The purpose of this research is to elucidate the role of amino acids for milk protein synthesis in lactating dairy cows in order to more accurately incorporate their supply into cost-efficient rations to maximize protein output and minimize nitrogen loss. This project is part of the Food4Foodure research program.

The gross efficiency with which protein is captured in milk by the dairy cow is generally low, resulting in excess output of urinary and fecal nitrogen into the environment. The relatively low average efficiency of nitrogen capture offers a great area for improvement. Optimizing the dairy cow's use of dietary protein would decrease associated cost for producers and minimize the environmental impact of dairy farms, thus improving the sustainability and public acceptance of dairy farming. Although a costly ingredient, there is great potential for manipulation of amino acid supply in dairy cow rations to optimize use and increase output of milk and protein yields.

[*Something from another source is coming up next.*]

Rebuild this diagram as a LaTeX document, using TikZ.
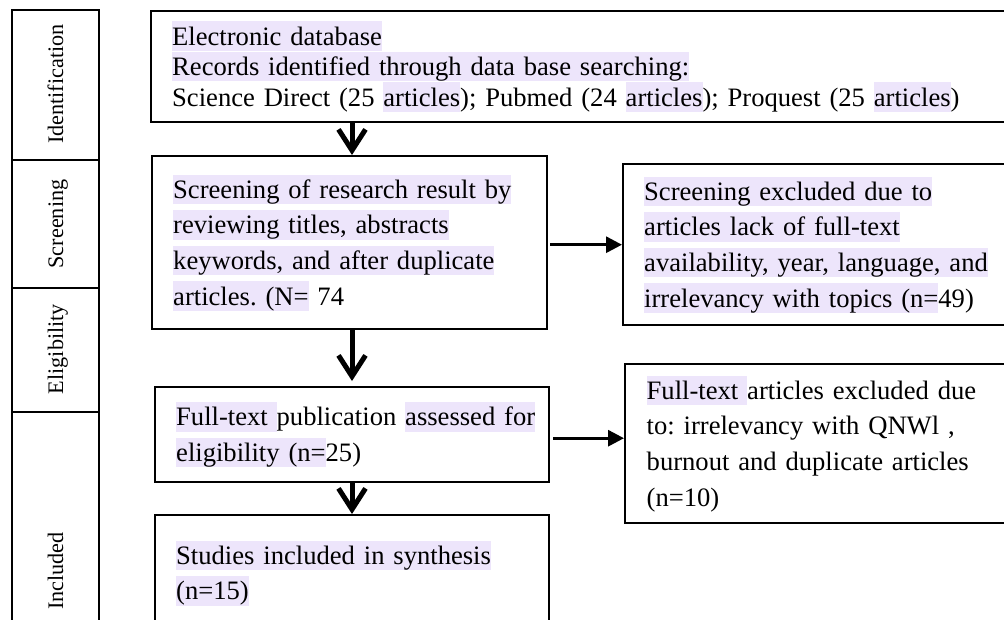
\documentclass[tikz,border=0pt]{standalone}
\usepackage{fontspec}
\setmainfont{Liberation Serif}
\usetikzlibrary{arrows.meta}
\definecolor{hlc}{RGB}{237,229,251}
\newcommand{\hlx}[1]{{\setlength{\fboxsep}{0pt}\colorbox{hlc}{\rule[-0.216em]{0pt}{1.107em}#1}}}
\frenchspacing
\begin{document}
\begin{tikzpicture}[x=1pt,y=-1pt,
  box/.style={draw, line width=2.4pt, anchor=north west, inner xsep=21pt, inner ysep=0pt, align=left, font=\fontsize{26.6}{35.6}\selectfont\frenchspacing},
  stagecell/.style={draw, line width=2pt, anchor=north west, minimum width=87pt, inner sep=0pt},
  stagelbl/.style={rotate=90, anchor=base, font=\fontsize{22.2}{26}\selectfont, inner sep=0pt},
  chev/.style={line width=5pt, -{Straight Barb[length=21pt,width=27pt]}},
  tri/.style={line width=3pt, -{Triangle[length=16pt,width=16pt]}}]
\useasboundingbox (0,0) rectangle (1004,619);
\fill[white] (0,0) rectangle (1004,619);
\clip (0,0) rectangle (1004,619);
% stage column
\node[stagecell, minimum height=150pt] (c1) at (11,9) {};
\node[stagecell, minimum height=128pt] (c2) at (11,159) {};
\node[stagecell, minimum height=124pt] (c3) at (11,287) {};
\node[stagecell, minimum height=240pt] (c4) at (11,411) {};
\node[stagelbl] (l1) at (63,84) {Identification};
\node[stagelbl] (l2) at (63,224) {Screening};
\node[stagelbl] (l3) at (63,349) {Eligibility};
\node[stagelbl] (l4) at (63,571) {Included};
% boxes
\node[box, minimum width=870pt, minimum height=111pt, text width=828pt, font=\fontsize{26.6}{30.5}\selectfont\frenchspacing] (db) at (150,10) {\hlx{Electronic database}\\
\hlx{Records identified through data base searching:}\\
\mbox{Science Direct (25 \hlx{articles}); Pubmed (24 \hlx{articles}); Proquest (25 \hlx{articles})}};
\node[box, minimum width=395pt, minimum height=173pt, text width=353pt] (scr) at (151,155) {\mbox{\hlx{Screening of research result by}}\\
\hlx{reviewing titles, abstracts}\\
\hlx{keywords, and after duplicate}\\
\mbox{\hlx{articles. (N=} 74}};
\node[box, minimum width=400pt, minimum height=161pt, text width=358pt] (ex1) at (622,163) {\hlx{Screening excluded due to}\\
\hlx{articles lack of full-text}\\
\mbox{\hlx{availability, year, language, and}}\\
\mbox{\hlx{irrelevancy with topics (n=}49)}};
\node[box, minimum width=394pt, minimum height=95pt, text width=352pt] (ft) at (154,386) {\mbox{\hlx{Full-text }publication \hlx{assessed for}}\\
\mbox{\hlx{eligibility (n=}25)}};
\node[box, minimum width=394pt, minimum height=116pt, text width=352pt] (inc) at (154,514) {\hlx{Studies included in synthesis}\\
\hlx{(n=15)}};
\node[box, minimum width=400pt, minimum height=159pt, text width=357pt] (ex2) at (624,363) {\mbox{\hlx{Full-text }articles excluded due}\\
\mbox{to: irrelevancy with QNWl ,}\\
\mbox{burnout and duplicate articles}\\
(n=10)};
% connectors
\coordinate (ax) at (352,0);
\draw[chev] (db.south -| ax) -- (scr.north -| ax);
\draw[chev, shorten >=5pt] (scr.south -| ax) -- (ft.north -| ax);
\draw[chev] (ft.south -| ax) -- (inc.north -| ax);
\draw[tri, shorten <=2pt] (ex1.west -| scr.east) -- (ex1.west);
\draw[tri, shorten <=3pt] ([yshift=-3.5pt]ft.east) -- ([yshift=-3.5pt]ft.east -| ex2.west);
\end{tikzpicture}
\end{document}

There is an abundance of literature indicating the effects of protein and energy supply on milk yield and composition. However, the way in which essential amino acids (EAA) stimulate protein synthesis at the whole-body level and also the cellular level have yet to be fully characterized. Intermediary metabolism within the ruminant can greatly alter the true amino acid supply that is available to the mammary gland for milk protein synthesis. The rate of protein synthesis at the tissue level is regulated by precursor supply, with cellular machinery being responsive to specific nutrients and hormones. Recent work has implicated signalling pathways involved in mRNA translation in the response of milk protein yield to EAA and energy, but the details of their activity and function are far from complete. Detailed characterization of the molecular pathways responsible for milk protein synthesis would greatly affect the potential to improve animal efficiency all the way down to the cellular level.

The aim of this research is to gain a more comprehensive understanding of how supply of milk protein substrates – amino acid and energy – alter the metabolic response in the dairy cow and facilitate protein synthesis at the cellular level to maximize milk protein output and animal efficiency. Insight into the details of protein synthesis within the lactating animal will allow for more targeted nutrient delivery and opportunities to minimize the costs and the environmental footprint of the dairy industry.

Kelly Nichols obtained her BSc in Animal Biology and MSc in Dairy Nutrition & Metabolism at the University of Guelph in Guelph, Ontario, Canada. This PhD project falls under the research goal of ‘more-with-less by efficient nutrient use’ within the Feed4Foodure research program.